An important case for schemes which have undergone Barber equalisation and which have allowed unreduced early retirement before the new equalised NRD.

Background to the case  

The scheme introduced an NRD of age 65 for all members on 16 August 1993 (the Barber equalisation date). Before then, NRD was the usual age 60 for women and age 65 for men. This meant that for women, pension built up before the Barber equalisation date had an NRD of age 60 and other pension had an NRD of age 65. For men, pension built up in the period from 17 May 1990 to the Barber equalisation date (the Barber window) had an NRD of age 60 and other pension had an NRD of age 65.  

The scheme allowed early retirement from age 50 with employer consent. The method for calculating early retirement pensions changed several times:  

  • Until 1993: a 0.5 per cent reduction applied for each month pension was taken before NRD;
  • 1993 to April 2002: pensions were reduced by 0.5 per cent for each month pension was taken before age 60 or on such other basis as the scheme trustees decided;
  • April 2002 to 30 March 2003: the reduction was set by the trustees at a level they considered reasonable, having regard to, amongst other things, the period between the start of pension and age 60;
  • from 1 April 2003: future pensionable service was subject to a reduction for each month pension was taken before age 65.  

Company practice (and the position communicated to members) until 1 April 2003 was to allow early retirement with a 0.5 per cent reduction for each month pension was taken before age 60.

What the Court was asked to decide

The Court was asked two main questions.  

Firstly, on early retirement, could pensions built up before 1 April 2003 be reduced for each month they were taken before age 65?  

Secondly, what benefits were payable to members who have benefits determined partly by reference to an NRD of age 60 and partly by reference to an NRD of age 65? Three alternative options were considered:  

  • members were entitled to a pension at age 60 with only that part built up after 30 March 2003 reduced where pension was paid before age 65;
  • members were entitled to a pension at age 60 with that part calculated by reference to an NRD of age 65 reduced where taken before age 65;
  • member’s pensions were payable in two parts – that determined by reference to an NRD of age 60 at age 60 and that determined by reference to an NRD of age 65 at age 65.  

The scheme’s principal employer argued for the final alternative.

The Court’s decision

On the question of the early retirement reduction, the Court decided that pensions built up before 1 April 2003 could be reduced only for the period up to age 60. This was for the following reasons:  

* because of company practice and the position communicated to members, the references in the scheme rules which applied between 1993 and April 2002 - to the trustees being able to decide an alternative basis for reducing pension - only allowed the trustees to vary the default 0.5% per month reduction applicable to retirement before age 60. The rules did not give a power to make a reduction for early payment after age 60;  

  • in the rules introduced in April 2002 - providing for the trustees to set the early retirement reduction, having regard to amongst other things, the period between the start of a pension and age 60 –the reference to amongst other things did not give the trustees power to apply any reduction where pension was taken after age 60. Key to this decision were two facts.

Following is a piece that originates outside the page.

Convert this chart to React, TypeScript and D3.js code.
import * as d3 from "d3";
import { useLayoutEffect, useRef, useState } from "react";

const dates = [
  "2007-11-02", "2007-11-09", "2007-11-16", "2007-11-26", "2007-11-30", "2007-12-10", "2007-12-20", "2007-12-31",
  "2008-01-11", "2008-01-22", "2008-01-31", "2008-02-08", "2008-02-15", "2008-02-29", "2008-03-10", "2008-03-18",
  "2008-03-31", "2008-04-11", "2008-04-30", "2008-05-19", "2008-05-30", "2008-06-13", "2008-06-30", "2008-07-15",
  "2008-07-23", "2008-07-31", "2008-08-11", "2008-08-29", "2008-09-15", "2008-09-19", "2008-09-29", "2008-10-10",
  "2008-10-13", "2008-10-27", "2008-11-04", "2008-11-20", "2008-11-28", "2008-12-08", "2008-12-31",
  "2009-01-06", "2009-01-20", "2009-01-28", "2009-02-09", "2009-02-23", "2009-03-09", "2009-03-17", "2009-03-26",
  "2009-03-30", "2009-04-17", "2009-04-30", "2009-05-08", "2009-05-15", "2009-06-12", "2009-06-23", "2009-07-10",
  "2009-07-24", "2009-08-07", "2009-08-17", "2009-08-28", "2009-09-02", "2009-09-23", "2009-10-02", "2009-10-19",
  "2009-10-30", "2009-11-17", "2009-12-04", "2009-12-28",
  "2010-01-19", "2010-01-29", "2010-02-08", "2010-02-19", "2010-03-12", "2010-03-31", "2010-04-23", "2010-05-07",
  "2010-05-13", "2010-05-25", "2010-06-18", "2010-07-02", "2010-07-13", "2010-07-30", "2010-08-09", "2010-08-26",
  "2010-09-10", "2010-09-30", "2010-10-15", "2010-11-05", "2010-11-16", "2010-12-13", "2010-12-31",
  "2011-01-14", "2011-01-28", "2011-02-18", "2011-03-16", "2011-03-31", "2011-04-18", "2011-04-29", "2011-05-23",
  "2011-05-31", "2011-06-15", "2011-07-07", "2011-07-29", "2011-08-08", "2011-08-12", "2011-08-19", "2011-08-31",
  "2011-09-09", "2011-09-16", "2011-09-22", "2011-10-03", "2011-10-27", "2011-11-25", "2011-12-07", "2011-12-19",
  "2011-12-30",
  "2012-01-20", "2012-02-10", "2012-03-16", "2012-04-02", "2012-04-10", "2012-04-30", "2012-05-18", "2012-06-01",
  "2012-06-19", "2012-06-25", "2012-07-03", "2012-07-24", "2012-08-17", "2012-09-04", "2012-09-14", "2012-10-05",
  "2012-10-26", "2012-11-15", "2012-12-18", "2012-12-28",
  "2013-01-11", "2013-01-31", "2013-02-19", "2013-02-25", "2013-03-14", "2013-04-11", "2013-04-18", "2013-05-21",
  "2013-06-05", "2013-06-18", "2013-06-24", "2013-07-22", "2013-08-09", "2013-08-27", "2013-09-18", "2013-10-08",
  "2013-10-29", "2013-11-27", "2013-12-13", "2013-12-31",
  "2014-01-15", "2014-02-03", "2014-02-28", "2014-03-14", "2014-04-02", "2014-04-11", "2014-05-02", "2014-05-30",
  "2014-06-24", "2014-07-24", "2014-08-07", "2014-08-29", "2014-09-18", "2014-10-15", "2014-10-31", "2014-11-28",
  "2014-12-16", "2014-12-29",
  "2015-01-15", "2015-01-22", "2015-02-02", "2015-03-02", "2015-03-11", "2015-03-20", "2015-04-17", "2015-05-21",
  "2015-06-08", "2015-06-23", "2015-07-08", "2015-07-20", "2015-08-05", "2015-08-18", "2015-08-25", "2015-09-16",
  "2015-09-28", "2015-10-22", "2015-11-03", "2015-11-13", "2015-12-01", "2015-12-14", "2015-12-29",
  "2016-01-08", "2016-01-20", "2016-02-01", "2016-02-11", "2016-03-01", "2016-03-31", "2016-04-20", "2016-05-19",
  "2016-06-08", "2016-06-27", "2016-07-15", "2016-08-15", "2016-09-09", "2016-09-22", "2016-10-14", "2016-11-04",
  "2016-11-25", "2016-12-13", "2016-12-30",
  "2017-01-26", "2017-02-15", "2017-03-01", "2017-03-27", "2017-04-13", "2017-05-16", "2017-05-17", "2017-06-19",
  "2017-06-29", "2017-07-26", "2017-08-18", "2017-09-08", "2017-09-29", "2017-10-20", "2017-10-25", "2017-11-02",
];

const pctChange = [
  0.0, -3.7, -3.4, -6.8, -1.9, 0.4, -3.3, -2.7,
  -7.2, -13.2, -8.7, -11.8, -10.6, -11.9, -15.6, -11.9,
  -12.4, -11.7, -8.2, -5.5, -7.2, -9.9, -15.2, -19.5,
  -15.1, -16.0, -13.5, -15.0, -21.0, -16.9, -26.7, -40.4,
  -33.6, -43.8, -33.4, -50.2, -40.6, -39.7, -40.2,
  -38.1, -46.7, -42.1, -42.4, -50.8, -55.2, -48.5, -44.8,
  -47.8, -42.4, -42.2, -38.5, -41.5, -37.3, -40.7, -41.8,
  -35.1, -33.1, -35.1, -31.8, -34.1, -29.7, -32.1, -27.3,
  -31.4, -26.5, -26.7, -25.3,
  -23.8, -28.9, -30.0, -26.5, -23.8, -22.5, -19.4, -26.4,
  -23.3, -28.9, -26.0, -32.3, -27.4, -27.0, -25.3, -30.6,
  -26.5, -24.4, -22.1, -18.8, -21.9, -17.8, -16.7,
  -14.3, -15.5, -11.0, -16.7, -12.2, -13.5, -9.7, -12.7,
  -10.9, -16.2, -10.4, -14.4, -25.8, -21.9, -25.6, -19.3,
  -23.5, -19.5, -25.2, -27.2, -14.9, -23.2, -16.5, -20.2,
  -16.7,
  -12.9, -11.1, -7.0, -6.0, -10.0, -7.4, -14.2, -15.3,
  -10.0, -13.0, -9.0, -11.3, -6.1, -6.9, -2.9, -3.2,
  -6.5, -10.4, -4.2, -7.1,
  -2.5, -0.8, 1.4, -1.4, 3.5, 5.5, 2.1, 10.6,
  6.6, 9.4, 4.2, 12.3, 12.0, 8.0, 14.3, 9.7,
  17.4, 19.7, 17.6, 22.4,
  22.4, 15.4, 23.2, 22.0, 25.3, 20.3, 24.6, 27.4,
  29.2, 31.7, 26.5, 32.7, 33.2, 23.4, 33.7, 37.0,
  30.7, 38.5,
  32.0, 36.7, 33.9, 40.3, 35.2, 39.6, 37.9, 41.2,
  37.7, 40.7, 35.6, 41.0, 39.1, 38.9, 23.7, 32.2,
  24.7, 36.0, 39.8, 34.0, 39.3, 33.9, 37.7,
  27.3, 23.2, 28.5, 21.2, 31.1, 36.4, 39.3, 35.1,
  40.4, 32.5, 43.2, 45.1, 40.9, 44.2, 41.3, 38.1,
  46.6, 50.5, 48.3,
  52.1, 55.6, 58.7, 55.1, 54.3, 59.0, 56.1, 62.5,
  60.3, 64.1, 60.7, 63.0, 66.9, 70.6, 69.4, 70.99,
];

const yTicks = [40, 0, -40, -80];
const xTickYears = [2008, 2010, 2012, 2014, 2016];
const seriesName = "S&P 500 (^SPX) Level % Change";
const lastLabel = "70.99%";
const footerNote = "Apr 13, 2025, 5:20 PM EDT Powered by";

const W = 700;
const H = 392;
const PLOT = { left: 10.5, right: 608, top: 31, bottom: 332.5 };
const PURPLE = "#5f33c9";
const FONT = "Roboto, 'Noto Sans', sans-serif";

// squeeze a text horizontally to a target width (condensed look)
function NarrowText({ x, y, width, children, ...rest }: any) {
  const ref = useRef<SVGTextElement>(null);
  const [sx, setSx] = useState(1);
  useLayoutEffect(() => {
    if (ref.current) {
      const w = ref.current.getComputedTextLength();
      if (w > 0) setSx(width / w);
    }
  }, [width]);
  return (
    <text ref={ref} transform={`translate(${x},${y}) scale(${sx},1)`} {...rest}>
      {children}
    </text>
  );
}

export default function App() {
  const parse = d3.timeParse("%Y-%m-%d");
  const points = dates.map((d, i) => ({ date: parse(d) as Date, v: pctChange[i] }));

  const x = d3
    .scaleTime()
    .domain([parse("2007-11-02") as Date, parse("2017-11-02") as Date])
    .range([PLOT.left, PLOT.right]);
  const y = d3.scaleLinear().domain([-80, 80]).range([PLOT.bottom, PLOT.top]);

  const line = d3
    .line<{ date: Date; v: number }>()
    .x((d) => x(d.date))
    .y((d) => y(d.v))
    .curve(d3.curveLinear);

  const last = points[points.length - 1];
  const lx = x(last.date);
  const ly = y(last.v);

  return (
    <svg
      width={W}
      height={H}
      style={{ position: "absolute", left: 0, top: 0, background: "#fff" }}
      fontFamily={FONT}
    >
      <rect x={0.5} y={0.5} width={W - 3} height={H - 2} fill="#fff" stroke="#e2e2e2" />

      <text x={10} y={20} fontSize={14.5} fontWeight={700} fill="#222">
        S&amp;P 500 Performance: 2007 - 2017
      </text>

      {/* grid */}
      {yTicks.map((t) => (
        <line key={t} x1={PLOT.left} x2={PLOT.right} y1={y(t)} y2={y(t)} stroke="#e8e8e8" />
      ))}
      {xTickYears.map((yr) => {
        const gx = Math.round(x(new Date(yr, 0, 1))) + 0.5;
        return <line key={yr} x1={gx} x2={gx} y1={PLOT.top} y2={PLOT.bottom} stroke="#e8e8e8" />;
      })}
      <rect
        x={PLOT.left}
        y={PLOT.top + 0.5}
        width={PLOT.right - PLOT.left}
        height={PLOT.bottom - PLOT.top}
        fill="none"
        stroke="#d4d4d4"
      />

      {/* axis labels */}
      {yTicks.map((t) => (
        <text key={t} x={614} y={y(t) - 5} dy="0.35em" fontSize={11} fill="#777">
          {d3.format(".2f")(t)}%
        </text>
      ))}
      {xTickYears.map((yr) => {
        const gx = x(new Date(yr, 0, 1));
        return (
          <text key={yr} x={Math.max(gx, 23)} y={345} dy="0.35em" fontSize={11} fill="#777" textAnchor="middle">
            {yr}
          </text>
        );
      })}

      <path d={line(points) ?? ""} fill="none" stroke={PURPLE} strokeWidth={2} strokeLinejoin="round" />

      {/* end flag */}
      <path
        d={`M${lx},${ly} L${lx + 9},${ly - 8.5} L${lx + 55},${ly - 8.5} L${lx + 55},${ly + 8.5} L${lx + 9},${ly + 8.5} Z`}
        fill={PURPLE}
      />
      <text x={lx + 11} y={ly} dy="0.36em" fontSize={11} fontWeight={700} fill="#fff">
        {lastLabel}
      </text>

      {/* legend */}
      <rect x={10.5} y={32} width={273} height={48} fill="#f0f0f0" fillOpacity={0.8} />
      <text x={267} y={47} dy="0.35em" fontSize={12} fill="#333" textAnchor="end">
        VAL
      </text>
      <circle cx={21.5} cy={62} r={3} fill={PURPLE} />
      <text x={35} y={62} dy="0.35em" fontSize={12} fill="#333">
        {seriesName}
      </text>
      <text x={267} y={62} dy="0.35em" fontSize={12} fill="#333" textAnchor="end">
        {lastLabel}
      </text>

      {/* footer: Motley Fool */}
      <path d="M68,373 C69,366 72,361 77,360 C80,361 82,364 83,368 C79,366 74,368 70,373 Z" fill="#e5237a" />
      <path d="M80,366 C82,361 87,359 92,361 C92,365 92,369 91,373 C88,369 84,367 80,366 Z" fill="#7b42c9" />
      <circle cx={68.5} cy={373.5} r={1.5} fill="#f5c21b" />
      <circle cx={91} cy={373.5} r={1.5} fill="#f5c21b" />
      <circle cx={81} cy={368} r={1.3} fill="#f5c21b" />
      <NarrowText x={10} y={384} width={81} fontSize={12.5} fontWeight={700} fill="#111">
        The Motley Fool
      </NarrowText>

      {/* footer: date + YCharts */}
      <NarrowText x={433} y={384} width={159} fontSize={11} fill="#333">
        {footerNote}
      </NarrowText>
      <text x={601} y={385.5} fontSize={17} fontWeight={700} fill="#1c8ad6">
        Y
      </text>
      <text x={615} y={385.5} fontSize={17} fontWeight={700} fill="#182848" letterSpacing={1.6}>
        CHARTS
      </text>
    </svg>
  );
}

Firstly, the previous version of the rules allowed reductions only to pensions taken before 60 - the reference to amongst other things was not intended to preserve some preexisting power to apply a reduction to age 65. Secondly, the express provision introduced on 1 April 2003 to take into account the period up to age 65 for pension built up from then evidenced the fact that this power has not existed previously.  

On the question of what pension is payable, the Court decided:  

  • that members with any part of their pension calculated by reference to an NRD of age 60 have a right to take pension at that age;
  • that EU law imposes only minimum requirements on schemes about providing equal benefits to men and women. It allows flexibility in how equal pay is provided. The effects of changes to schemes to comply with equalisation requirements need to be considered on a scheme specific basis;
  • that the mechanism for payment of the pension was the scheme’s early retirement rule. Under this employer consent would be deemed to be given at age 60. It followed that on the interpretation of the early retirement rule, on retirement at age 60, only that part  

of pension built up from 1 April 2003 would be reduced; the employer argued that Barber rights should not be seen as being provided through the early retirement rule and this is likely to form one of the main grounds for the appeal in this case;  

  • to reject the two part payment approach. This was on the basis the scheme provided for payment only of a single pension and that EU law did not require such an approach.  

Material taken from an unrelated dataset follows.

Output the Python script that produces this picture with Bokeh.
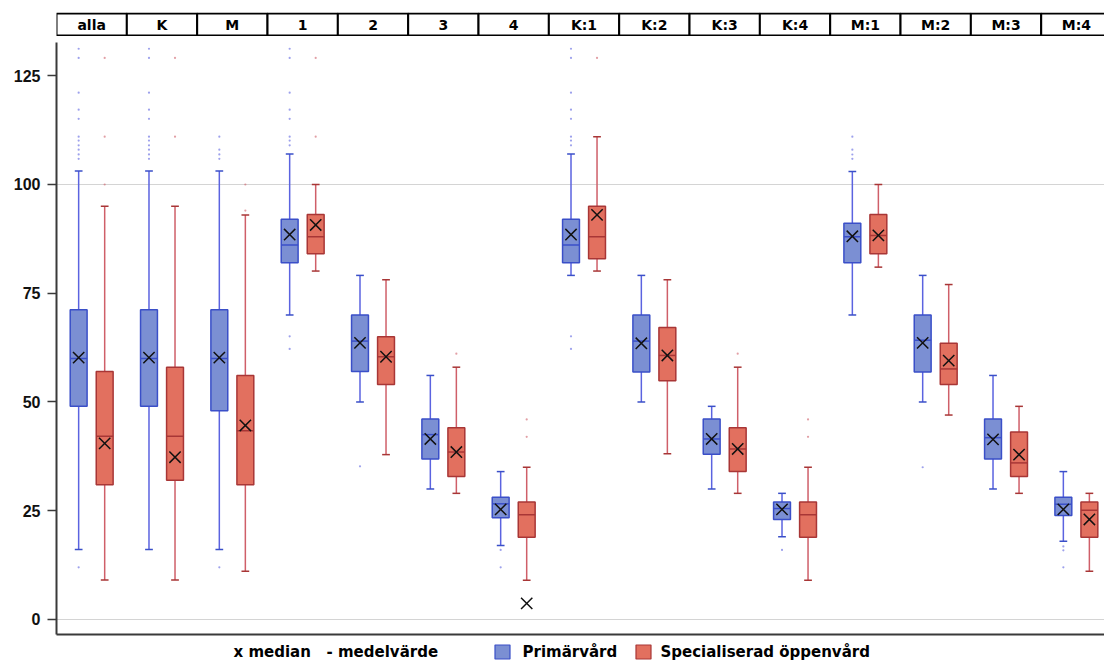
from bokeh.plotting import figure
from bokeh.models import Range1d, FixedTicker, LinearAxis
from bokeh.layouts import column
from bokeh.embed import file_html
from bokeh.resources import INLINE
from bokeh.core.properties import value

# ---------------- data ----------------
groups = ["alla", "K", "M", "1", "2", "3", "4",
          "K:1", "K:2", "K:3", "K:4", "M:1", "M:2", "M:3", "M:4"]
series_names = ["Primärvård", "Specialiserad öppenvård"]
legend_note = "x median\u00a0\u00a0\u00a0- medelvärde"

# Primärvård (blue)
prim_low = [16.1, 16.1, 16.1, 70.0, 50.0, 30.0, 17.0, 79.1, 50.0, 30.0, 19.0, 70.0, 50.0, 30.0, 18.0]
prim_q1 = [49.0, 49.0, 48.0, 82.0, 57.0, 36.9, 23.4, 82.0, 56.9, 38.0, 23.0, 82.0, 56.9, 36.9, 23.9]
prim_q3 = [71.2, 71.2, 71.2, 92.0, 70.0, 46.1, 28.1, 92.0, 70.0, 46.1, 27.0, 91.1, 70.0, 46.1, 28.1]
prim_high = [103.1, 103.1, 103.1, 107.0, 79.1, 56.1, 34.0, 107.0, 79.1, 49.0, 29.0, 103.0, 79.1, 56.1, 34.0]
prim_median = [60.2, 60.2, 60.2, 88.5, 63.6, 41.5, 25.3, 88.5, 63.5, 41.5, 25.3, 88.1, 63.6, 41.4, 25.3]
prim_mean = [60.0, 60.0, 60.0, 86.1, 64.0, 42.5, 26.6, 86.1, 64.0, 41.5, 25.5, 88.0, 64.2, 41.8, 26.5]

# Specialiserad öppenvård (red)
spec_low = [9.1, 9.1, 11.1, 80.1, 37.9, 29.0, 9.0, 80.1, 38.1, 29.0, 9.0, 81.0, 47.0, 29.0, 11.1]
spec_q1 = [31.0, 32.0, 31.0, 84.1, 54.0, 32.9, 18.9, 82.9, 54.9, 34.0, 18.9, 84.1, 54.0, 32.9, 18.9]
spec_q3 = [57.0, 58.0, 56.1, 93.1, 65.0, 44.1, 27.0, 95.0, 67.1, 44.1, 27.0, 93.1, 63.5, 43.1, 27.0]
spec_high = [95.0, 95.0, 93.0, 100.0, 78.1, 58.0, 35.0, 111.0, 78.1, 58.0, 35.0, 100.0, 77.0, 49.0, 29.0]
spec_median = [40.5, 37.3, 44.6, 90.7, 60.4, 38.5, 3.7, 93.0, 60.7, 39.2, float("nan"), 88.3, 59.5, 37.9, 23.0]
spec_mean = [42.1, 42.1, 43.4, 88.0, 60.4, 38.5, 24.1, 88.0, 60.7, 39.2, 24.1, 88.3, 57.6, 36.0, 25.1]

# outliers
prim_out_group = (["alla"] * 12 + ["K"] * 11 + ["M"] * 5 + ["1"] * 10 + ["2"] + ["4"] * 2
                  + ["K:1"] * 10 + ["K:4"] + ["M:1"] * 4 + ["M:2"] + ["M:4"] * 3)
prim_out_value = ([131.2, 129.1, 121.1, 117.2, 115.1, 111.0, 110.1, 109.0, 108.0, 106.9, 105.9, 12.0]
                  + [131.2, 129.1, 121.1, 117.2, 115.1, 111.0, 110.1, 109.0, 108.0, 106.9, 105.9]
                  + [111.0, 108.0, 106.9, 105.9, 12.0]
                  + [131.2, 129.1, 121.1, 117.2, 115.1, 111.0, 110.1, 109.0, 65.1, 62.2]
                  + [35.2]
                  + [16.0, 12.0]
                  + [131.2, 129.1, 121.1, 117.2, 115.1, 111.0, 110.1, 109.0, 65.1, 62.2]
                  + [16.0]
                  + [111.0, 108.0, 106.9, 105.9]
                  + [35.0]
                  + [16.8, 15.9, 12.0])
spec_out_group = (["alla"] * 3 + ["K"] * 2 + ["M"] * 2 + ["1"] * 2 + ["3"] + ["4"] * 2
                  + ["K:1"] + ["K:3"] + ["K:4"] * 2)
spec_out_value = ([129.1, 111.0, 100.0] + [129.1, 111.0] + [100.0, 94.0] + [129.1, 111.0]
                  + [61.1] + [46.0, 42.0] + [129.1] + [61.1] + [46.0, 42.0])

y_ticks = [0, 25, 50, 75, 100, 125]

# ---------------- styles ----------------
BLUE_FILL, BLUE_LINE, BLUE_WHISK = "#7b8fd3", "#3a4fc8", "#5b63e0"
RED_FILL, RED_LINE, RED_WHISK = "#e2705f", "#a83636", "#cf5f69"
OFF = 0.185
BOX_W = 0.24
CAP_W = 0.11
W = 1104
LEFT = 56

xr = Range1d(0, 14.9)
gidx = {g: i for i, g in enumerate(groups)}

# ---------------- header strip ----------------
h = figure(width=W, height=36, x_range=xr, y_range=Range1d(-0.05, 1.05),
           output_backend="svg", toolbar_location=None,
           min_border_left=LEFT, min_border_right=0, min_border_top=12, min_border_bottom=0)
h.axis.visible = False
h.grid.visible = False
h.outline_line_color = None
hx = [i + 0.5 for i in range(len(groups))]
h.rect(x=hx, y=0.5, width=1, height=1, fill_color="white", line_color="black", line_width=2)
h.text(x=hx, y=0.5, text=groups, text_align="center", text_baseline="middle",
       text_font=value("DejaVu Sans"), text_font_style="bold", text_font_size="14px", text_color="black")

# ---------------- main plot ----------------
p = figure(width=W, height=604, x_range=xr, y_range=Range1d(-3.45, 132.64),
           output_backend="svg", toolbar_location=None, x_axis_location=None,
           min_border_left=LEFT, min_border_right=0, min_border_top=6, min_border_bottom=6)
p.outline_line_color = None
p.xgrid.visible = False
p.ygrid.ticker = FixedTicker(ticks=[0, 100])
p.ygrid.grid_line_color = "#d4d4d4"
p.ygrid.grid_line_width = 1

p.yaxis.ticker = FixedTicker(ticks=y_ticks)
p.yaxis.major_label_text_font = "Liberation Sans"
p.yaxis.major_label_text_font_style = "bold"
p.yaxis.major_label_text_font_size = "16px"
p.yaxis.major_label_text_color = "#111111"
p.yaxis.axis_line_color = "#3a3a3a"
p.yaxis.axis_line_width = 2
p.yaxis.major_tick_line_color = "#3a3a3a"
p.yaxis.major_tick_line_width = 1.5
p.yaxis.major_tick_out = 9
p.yaxis.major_tick_in = 0
p.yaxis.minor_tick_line_color = None
p.yaxis.major_label_standoff = 7

# bottom axis: a plain line, no labels
bottom = LinearAxis(ticker=FixedTicker(ticks=[]), axis_line_color="#3a3a3a", axis_line_width=2,
                    major_tick_line_color=None, minor_tick_line_color=None)
p.add_layout(bottom, "below")


def draw_series(shift, low, q1, q3, high, med, mean, fill, line, whisk, out_g, out_v):
    xs = [i + 0.5 + shift for i in range(len(groups))]
    # whiskers
    p.segment(x0=xs, y0=low, x1=xs, y1=q1, line_color=whisk, line_width=1.5)
    p.segment(x0=xs, y0=q3, x1=xs, y1=high, line_color=whisk, line_width=1.5)
    # caps
    xl = [x - CAP_W / 2 for x in xs]
    xrr = [x + CAP_W / 2 for x in xs]
    p.segment(x0=xl, y0=low, x1=xrr, y1=low, line_color=line, line_width=1.5)
    p.segment(x0=xl, y0=high, x1=xrr, y1=high, line_color=line, line_width=1.5)
    # box
    p.vbar(x=xs, width=BOX_W, bottom=q1, top=q3, fill_color=fill, line_color=line, line_width=1.5)
    # mean line
    bl = [x - BOX_W / 2 for x in xs]
    br = [x + BOX_W / 2 for x in xs]
    p.segment(x0=bl, y0=mean, x1=br, y1=mean, line_color=line, line_width=1.5)
    # median X
    p.scatter(x=xs, y=med, marker="x", size=16, line_color="#111111", line_width=1.5)
    # outliers
    ox = [gidx[g] + 0.5 + shift for g in out_g]
    p.scatter(x=ox, y=out_v, marker="circle", size=2.2, fill_color=whisk, line_color=None, fill_alpha=0.6)


draw_series(-OFF, prim_low, prim_q1, prim_q3, prim_high, prim_median, prim_mean,
            BLUE_FILL, BLUE_LINE, BLUE_WHISK, prim_out_group, prim_out_value)
draw_series(OFF, spec_low, spec_q1, spec_q3, spec_high, spec_median, spec_mean,
            RED_FILL, RED_LINE, RED_WHISK, spec_out_group, spec_out_value)

# ---------------- legend strip (frame aligned with the plot frame; x in page pixels) ----------------
lg = figure(width=W, height=24, x_range=Range1d(LEFT, W), y_range=Range1d(0, 24),
            output_backend="svg", toolbar_location=None,
            min_border_left=LEFT, min_border_right=0, min_border_top=0, min_border_bottom=0)
lg.axis.visible = False
lg.grid.visible = False
lg.outline_line_color = None
lg.text(x=[233], y=[13], text=[legend_note], text_align="left", text_baseline="middle",
        text_font=value("DejaVu Sans"), text_font_style="bold", text_font_size="15px", text_color="black")
lg.rect(x=[502, 643], y=12.5, width=15, height=14,
        fill_color=[BLUE_FILL, RED_FILL], line_color=[BLUE_LINE, RED_LINE], line_width=1.2)
lg.text(x=[522, 660], y=13, text=series_names, text_align="left", text_baseline="middle",
        text_font=value("DejaVu Sans"), text_font_style="bold", text_font_size="15px", text_color="black")

layout = column(h, p, lg, spacing=0)
open("out.html", "w").write(file_html(layout, INLINE))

The impact of the decision

This is the latest in a series of recent cases demonstrating that, almost 20 years after the original ruling in the Barber case - that male and female members have to be provided with equal benefits from 17 May 1990 - there is still much confusion about what benefits schemes have to pay.  

In this case, the effect of the decision is to increase the scheme’s deficit by around 30 per cent to £130 million. If the Court of Appeal upholds the decision it is likely to have serious financial implications for many other schemes. Trustees and employers will need to undertake a careful analysis of their schemes’ rules relating to equalisation and early retirement.  

The decision also shows the importance of not interpreting scheme rules literally and in isolation from a scheme’s other rules. To understand a rule properly, it is necessary to understand the original intention behind the rule. To do this, it is important to look at the circumstances existing at the time the rule was introduced.